Winter buyers may have leverage because fewer people want the hassle

Summary

Winter home buying can create opportunity when fewer buyers want to deal with cold weather, short days, and moving logistics. The leverage is not automatic, but prepared buyers may find more workable sellers when someone needs to move before spring.

Overview

A slower winter market does not mean every buyer gets a deal. It means the pool of people willing to tour, negotiate, inspect, finance, and move during the coldest stretch of the year is usually smaller, especially in Minnesota markets where winter affects daily life in a real way. That lower demand can matter when a seller cannot wait for spring.
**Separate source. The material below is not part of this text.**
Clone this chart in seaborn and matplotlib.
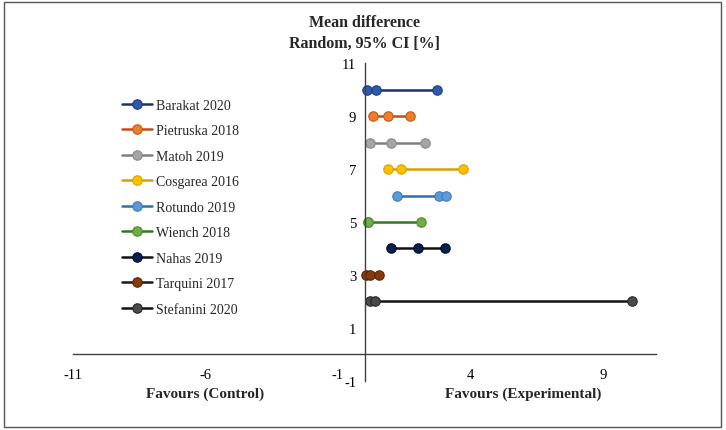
import numpy as np
import pandas as pd
import matplotlib.pyplot as plt
import seaborn as sns
from matplotlib.patches import Rectangle

studies = ['Barakat 2020', 'Pietruska 2018', 'Matoh 2019', 'Cosgarea 2016',
           'Rotundo 2019', 'Wiench 2018', 'Nahas 2019', 'Tarquini 2017',
           'Stefanini 2020']
row_pos = [10, 9, 8, 7, 6, 5, 4, 3, 2]
ci_low = [0.10, 0.31, 0.20, 0.88, 1.21, 0.12, 1.01, 0.05, 0.21]
mean_diff = [0.42, 0.88, 1.01, 1.36, 2.80, 0.12, 2.03, 0.22, 0.40]
ci_high = [2.74, 1.70, 2.28, 3.70, 3.08, 2.14, 3.05, 0.56, 10.08]

line_colors = ['#1f2f6b', '#c0501a', '#7f7f7f', '#d6a000', '#2e6fb0',
               '#2f7a1c', '#111111', '#1a1a1a', '#111111']
marker_colors = ['#2f5aa8', '#ed7d31', '#a5a5a5', '#ffc000', '#5b9bd5',
                 '#70ad47', '#0a1f4d', '#843c0c', '#4a4a4a']
edge_colors = ['#1f3c80', '#c55a11', '#8a8a8a', '#d9a300', '#3d7dbd',
               '#4e8a2e', '#000b2a', '#5c2306', '#262626']

x_ticks = [-11, -6, -1, 4, 9]
y_ticks = [-1, 1, 3, 5, 7, 9, 11]

sns.set_style('white')
plt.rcParams['font.family'] = ['Liberation Serif', 'DejaVu Serif']

fig = plt.figure(figsize=(7.26, 4.31), dpi=100)
ax = fig.add_axes([0.1006, 0.1137, 0.803, 0.7378])

for i, name in enumerate(studies):
    xs = [ci_low[i], mean_diff[i], ci_high[i]]
    ys = [row_pos[i]] * 3
    sns.lineplot(x=xs, y=ys, ax=ax, color=line_colors[i], marker='o',
                 markersize=6.8, markerfacecolor=marker_colors[i],
                 markeredgecolor=edge_colors[i], markeredgewidth=0.8,
                 linewidth=1.8, estimator=None, label=name)

ax.set_xlim(-11, 11)
ax.set_ylim(-1, 11)
for s in ['top', 'right']:
    ax.spines[s].set_visible(False)
ax.spines['left'].set_position(('data', 0))
ax.spines['bottom'].set_position(('data', 0))
for s in ['left', 'bottom']:
    ax.spines[s].set_color('#404040')
    ax.spines[s].set_linewidth(1.0)

ax.set_xticks(x_ticks)
ax.set_xticklabels([str(v) for v in x_ticks])
ax.set_yticks(y_ticks)
ax.set_yticklabels([str(v) for v in y_ticks])
ax.tick_params(axis='both', length=0, labelsize=10.5, colors='black')
ax.tick_params(axis='x', pad=10)
ax.tick_params(axis='y', pad=6)
ax.set_xlabel('')
ax.set_ylabel('')

ax.text(-6, -1.45, 'Favours (Control)', ha='center', va='center',
        fontsize=11, fontweight='bold', clip_on=False)
ax.text(6, -1.45, 'Favours (Experimental)', ha='center', va='center',
        fontsize=11, fontweight='bold', clip_on=False)

fig.text(0.502, 0.922, 'Mean difference\nRandom, 95% CI [%]', ha='center',
         va='center', fontsize=11.5, fontweight='bold', linespacing=1.45)

ax.legend(loc='upper left', bbox_to_anchor=(0.074, 0.905), frameon=False,
          fontsize=10, handlelength=2.2, handletextpad=0.25,
          labelspacing=0.9, borderaxespad=0)

fig.patches.append(Rectangle((0.006, 0.007), 0.987, 0.985,
                             transform=fig.transFigure, fill=False,
                             edgecolor='#555555', linewidth=1.0))

fig.savefig('out.png', dpi=100)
If a seller has a job change, family deadline, financial need, or another reason to move before the stronger spring and summer listing window, a prepared winter buyer may have more room to negotiate than they would in a busier season.

Key Insights

The important distinction is between a slow market and a weak position. Winter can reduce buyer competition, but that does not automatically make every seller desperate or every listing underpriced. The leverage comes from the mismatch: fewer active buyers on one side, and a seller with a real timeline on the other. That is why winter buyers still need discipline. A lower-pressure market can make it easier to ask for better terms, repairs, credits, or a cleaner price, but the decision still has to be tied to the property, the seller’s situation, the condition of the home, the financing, and the buyer’s own risk tolerance.

Our Unique Perspective

Jesse’s view on Minnesota winter is pretty direct: if a seller can wait until spring and list through summer, that is often the stronger play. Many people simply do not want to move in the middle of winter, and that affects showing activity, urgency, and how a listing feels in the market. From the buyer side, that same inconvenience can become opportunity. Jesse has described winter as a time when some sellers may have to sell, and for the right buyer, that can be the opening to get a deal that would be harder to create when more people are competing in the warmer months.

Further Thoughts

The mistake is treating winter buying like a shortcut. It is not. It is still a real estate transaction with inspection issues, appraisal considerations, financing timelines, title work, and the practical stress of moving in difficult weather. The better way to understand winter leverage is to see it as a patience-and-preparation advantage. When fewer people want the hassle, the buyers who are ready to move can sometimes benefit from being in the market while everyone else is waiting.